In Braase’s late works spaces are constructed around figures acting as pivotal points in Braase’s own life and project: Astrid Noack, Axel Jørgensen, Bertel Thorvaldsen, Francisco Goya, Asta Nielsen, Ragna Braase. The figures are allegorically present either as work titles, as written names inside the sculptures or more implicitly in the form of objects or signs. It’s possible to draw a line from these figures back to Braase’s early carved portraits of his family, but they also have a reference to a common cultural space and history. More generally there is in Braase’s works always a juxtaposition of the personal and the anonymous or commonplace. The open constructive format established after 1968 implies that the surrounding empty space literally becomes part of the work’s form. Sculpture becomes a surrounding, something you can be part of with your own body. When looking at one of Braase’s sculptures you also automatically look through it, which means becoming aware of other sculptures standing next to it, mixing into the experience. Braase rearticulates the medium of sculpture from closed specific objects into a sculptural field of lines, narratives and becomings.

In “After Ib Braase” we present a wide and inclusive selection of Ib Braase’s collected works from 1949 to 1993, in continuation of this field- and network-aesthetic which Braase through his works helped to establish for a new generation of artists.

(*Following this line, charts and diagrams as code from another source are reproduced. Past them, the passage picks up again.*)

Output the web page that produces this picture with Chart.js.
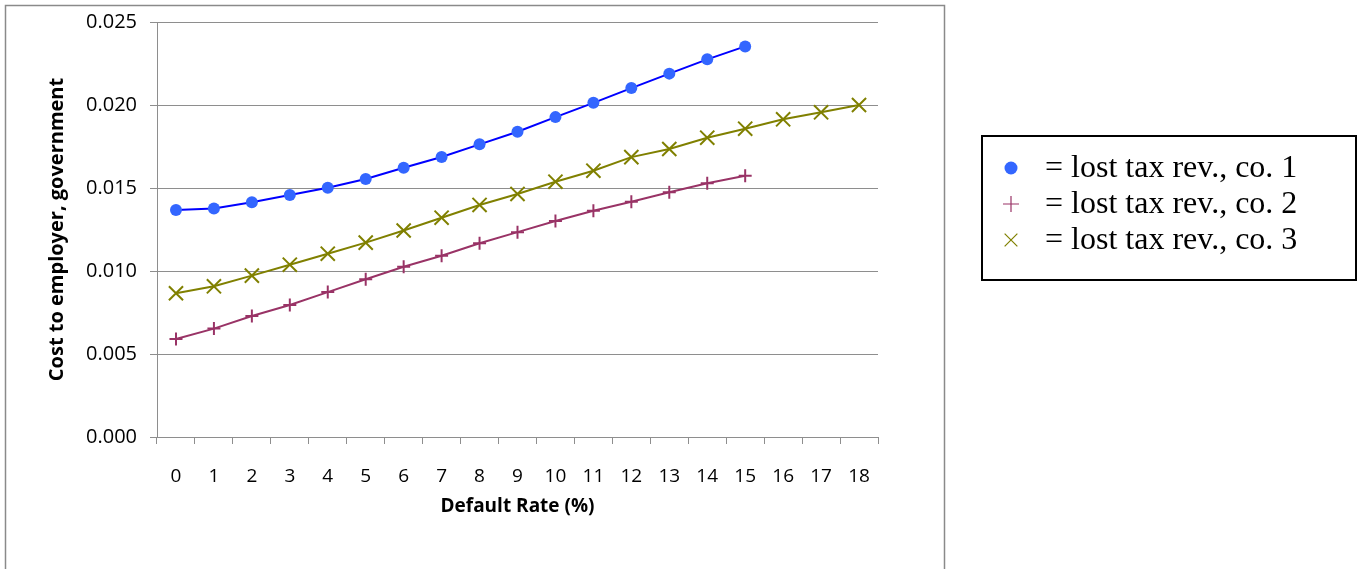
<!DOCTYPE html>
<html>
<head>
<meta charset="utf-8">
<title>Cost to employer, government</title>
<script src="https://cdn.jsdelivr.net/npm/chart.js@4/dist/chart.umd.min.js"></script>
<style>
    body { margin: 0; background: #fff; }
    #wrap { width: 1358px; height: 569px; }
</style>
</head>
<body>
<div id="wrap"><canvas id="costChart" width="1358" height="569"></canvas></div>
<script>
// Werte
const defaultRates = ["0", "1", "2", "3", "4", "5", "6", "7", "8", "9", "10", "11", "12", "13", "14", "15", "16", "17", "18"];
const co1 = [0.01367, 0.01377, 0.01414, 0.01458, 0.01502, 0.01554, 0.01622, 0.01687, 0.01763, 0.01839, 0.01927, 0.02013, 0.02102, 0.02189, 0.02275, 0.02353];
const co2 = [0.00590, 0.00653, 0.00729, 0.00795, 0.00873, 0.00950, 0.01026, 0.01092, 0.01167, 0.01234, 0.01301, 0.01363, 0.01417, 0.01474, 0.01528, 0.01574];
const co3 = [0.00866, 0.00908, 0.00972, 0.01038, 0.01104, 0.01171, 0.01244, 0.01321, 0.01398, 0.01464, 0.01538, 0.01604, 0.01686, 0.01735, 0.01803, 0.01857, 0.01914, 0.01956, 0.02000];
const seriesNames = ["= lost tax rev., co. 1", "= lost tax rev., co. 2", "= lost tax rev., co. 3"];
const yMin = 0, yMax = 0.025, yStep = 0.005;

document.addEventListener("DOMContentLoaded", function () {
    const gridGrey = "#8e8e8e";
    const sans = "'Open Sans', 'Noto Sans', sans-serif";

    // Rahmen um das Diagramm + Legende im Kasten rechts
    const frameAndLegend = {
        id: "frameAndLegend",
        beforeDraw(chart) {
            const ctx = chart.ctx;
            ctx.save();
            ctx.fillStyle = "#fff";
            ctx.fillRect(0, 0, chart.width, chart.height);
            ctx.strokeStyle = "#8a8a8a";
            ctx.lineWidth = 1.5;
            ctx.strokeRect(5.5, 5.5, 939, 620);
            ctx.restore();
        },
        afterDraw(chart) {
            const ctx = chart.ctx;
            ctx.save();
            ctx.strokeStyle = "#000";
            ctx.lineWidth = 2;
            ctx.strokeRect(982, 136, 374, 144);
            ctx.textBaseline = "middle";
            chart.data.datasets.forEach(function (ds, i) {
                const y = 168 + i * 36;
                ctx.fillStyle = ds.pointBackgroundColor;
                ctx.strokeStyle = ds.pointBorderColor;
                ctx.lineWidth = 1.2;
                Chart.helpers.drawPoint(ctx, {
                    pointStyle: ds.pointStyle,
                    radius: i === 0 ? 6.5 : (i === 1 ? 8 : 9),
                    borderWidth: i === 0 ? 0 : 1.2,
                    rotation: 0
                }, 1011, y);
                ctx.font = "32px 'Liberation Serif', 'Times New Roman', serif";
                ctx.fillStyle = "#000";
                ctx.fillText(seriesNames[i], 1045, y + 1);
            });
            ctx.restore();
        }
    };

    function series(data, line, marker, style, radius, width) {
        return {
            data: data,
            borderColor: line,
            borderWidth: 2,
            pointStyle: style,
            pointRadius: radius,
            pointHoverRadius: radius,
            pointBackgroundColor: marker,
            pointBorderColor: marker,
            pointBorderWidth: width,
            tension: 0,
            fill: false
        };
    }

    const ctx = document.getElementById("costChart").getContext("2d");
    new Chart(ctx, {
        type: "line",
        data: {
            labels: defaultRates,
            datasets: [
                series(co1, "#0000ff", "#3366ff", "circle", 6, 0),
                series(co2, "#993366", "#993366", "cross", 6.5, 2),
                series(co3, "#808000", "#808000", "crossRot", 10, 2)
            ]
        },
        options: {
            responsive: false,
            animation: false,
            layout: { padding: { top: 22, right: 480, left: 0, bottom: 0 } },
            plugins: {
                legend: { display: false },
                tooltip: { enabled: false }
            },
            scales: {
                x: {
                    offset: true,
                    afterFit: function (scale) { scale.height = 132; },
                    grid: {
                        offset: true,
                        drawOnChartArea: false,
                        drawTicks: true,
                        tickLength: 7,
                        color: gridGrey
                    },
                    border: { color: gridGrey, width: 1 },
                    ticks: {
                        padding: 21,
                        autoSkip: false,
                        maxRotation: 0,
                        color: "#000",
                        font: { family: sans, size: 19 }
                    },
                    title: {
                        display: true,
                        text: "Default Rate (%)",
                        color: "#000",
                        padding: { top: 0, bottom: 51 },
                        font: { family: sans, size: 19, weight: "bold" }
                    }
                },
                y: {
                    min: yMin,
                    max: yMax,
                    afterFit: function (scale) {
                        scale.width = 157;
                        // Plotbereich genau von y=22 bis y=437
                        scale.paddingTop = 0;
                        scale.paddingBottom = 0;
                    },
                    grid: {
                        color: gridGrey,
                        drawTicks: true,
                        tickLength: 7
                    },
                    border: { color: gridGrey, width: 1 },
                    ticks: {
                        stepSize: yStep,
                        padding: 13,
                        color: "#000",
                        font: { family: sans, size: 20 },
                        callback: function (v) { return Number(v).toFixed(3); }
                    },
                    title: {
                        display: true,
                        text: "Cost to employer, government",
                        color: "#000",
                        padding: { top: 45, bottom: 0 },
                        font: { family: sans, size: 20, weight: "bold" }
                    }
                }
            }
        },
        plugins: [frameAndLegend]
    });
});
</script>
</body>
</html>
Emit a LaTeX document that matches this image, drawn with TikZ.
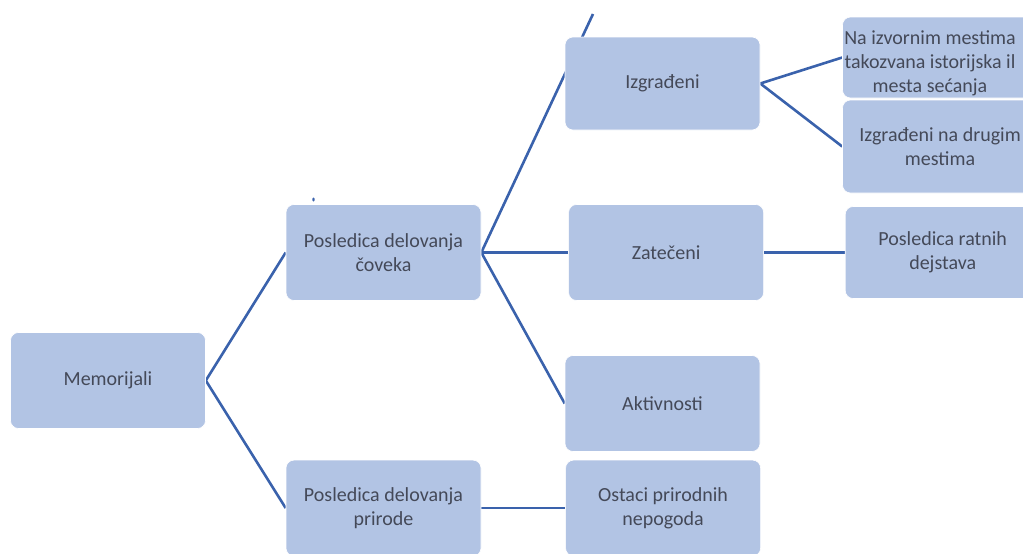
\documentclass[tikz,border=0pt]{standalone}
\usepackage{fontspec}
\setmainfont{Carlito}
\usepackage{tikz}
\usetikzlibrary{positioning,backgrounds}
\definecolor{boxfill}{RGB}{178,196,228}
\definecolor{boxtext}{RGB}{68,73,88}
\definecolor{linkblue}{RGB}{58,98,172}

\begin{document}
\begin{tikzpicture}[
  x=1pt, y=-1pt,
  font=\fontsize{20}{24}\selectfont,
  box/.style={draw=white, line width=0.6pt, fill=boxfill, text=boxtext,
    rounded corners=8pt, minimum width=195pt, minimum height=96pt,
    inner sep=2pt, align=center},
  link/.style={line width=2.6pt, linkblue},
]
\clip (0,0) rectangle (1023,554);

% root and first level
\node[box] (mem) at (108,380.5) {Memorijali};
\node[box] (pcov) at (383.5,252.5) {Posledica delovanja\\čoveka};
\node[box, below=159pt of pcov] (pprir) {Posledica delovanja\\prirode};

% second level
\node[box, minimum height=93pt] (izg) at (662.5,83.5) {Izgrađeni};
\node[box, right=87pt of pcov] (zat) {Zatečeni};
\node[box] (akt) at (662.5,403.5) {Aktivnosti};
\node[box, right=84pt of pprir] (ost) {Ostaci prirodnih\\nepogoda};

% third level (runs off the right edge)
\node[box, minimum height=81pt] (izvor) at (940,57.5) {};
\node[text=boxtext, align=center, inner sep=0pt] (izvorlbl)
  at ([xshift=-10pt, yshift=-6pt]izvor.center)
  {Na izvornim mestima\\takozvana istorijska il\\mesta sećanja};
\node[box, minimum height=93pt] (drugi) at (940,146.5)
  {Izgrađeni na drugim\\mestima};
\node[box, right=81pt of zat, minimum height=92pt] (ratni)
  {Posledica ratnih\\dejstava};

\coordinate (upper) at (593,14);
\coordinate (tick) at (313.5,199.5);

\begin{scope}[on background layer]
\draw[link] (mem.east) -- (pcov.west);
\draw[link] (mem.east) -- (pprir.west);
\draw[link] (pcov.east) -- (upper);
\draw[link] (pcov.east) -- (zat.west);
\draw[link] (pcov.east) -- (akt.west);
\draw[link] (pprir.east) -- (ost.west);
\draw[link] (izg.east) -- (izvor.west);
\draw[link] (izg.east) -- (drugi.west);
\draw[link] (zat.east) -- (ratni.west);
\end{scope}
\fill[linkblue] (tick) ellipse (1.2pt and 2pt);
\end{tikzpicture}
\end{document}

Ib Braase was born in Stege, Møn in 1923 and since 1968 he lived and worked in Marcoussis, Paris. He died in 2009. Important solo exhibitions include Aarhus Kunstbygning (1983), Vestsjællands Kunstmuseum (1985), Museet for Samtidskunst, Roskilde (1993) and Den Frie Udstillingsbygning (2005). In 1980 Braase received the Danish Art Foundation’s Life Time Grant. Among other awards are the Eckersberg Medal (1968), Carl Nielsen and Anne Marie Carl Nielsen’s Grant (1976), and Thorvaldsen’s Medal (1980).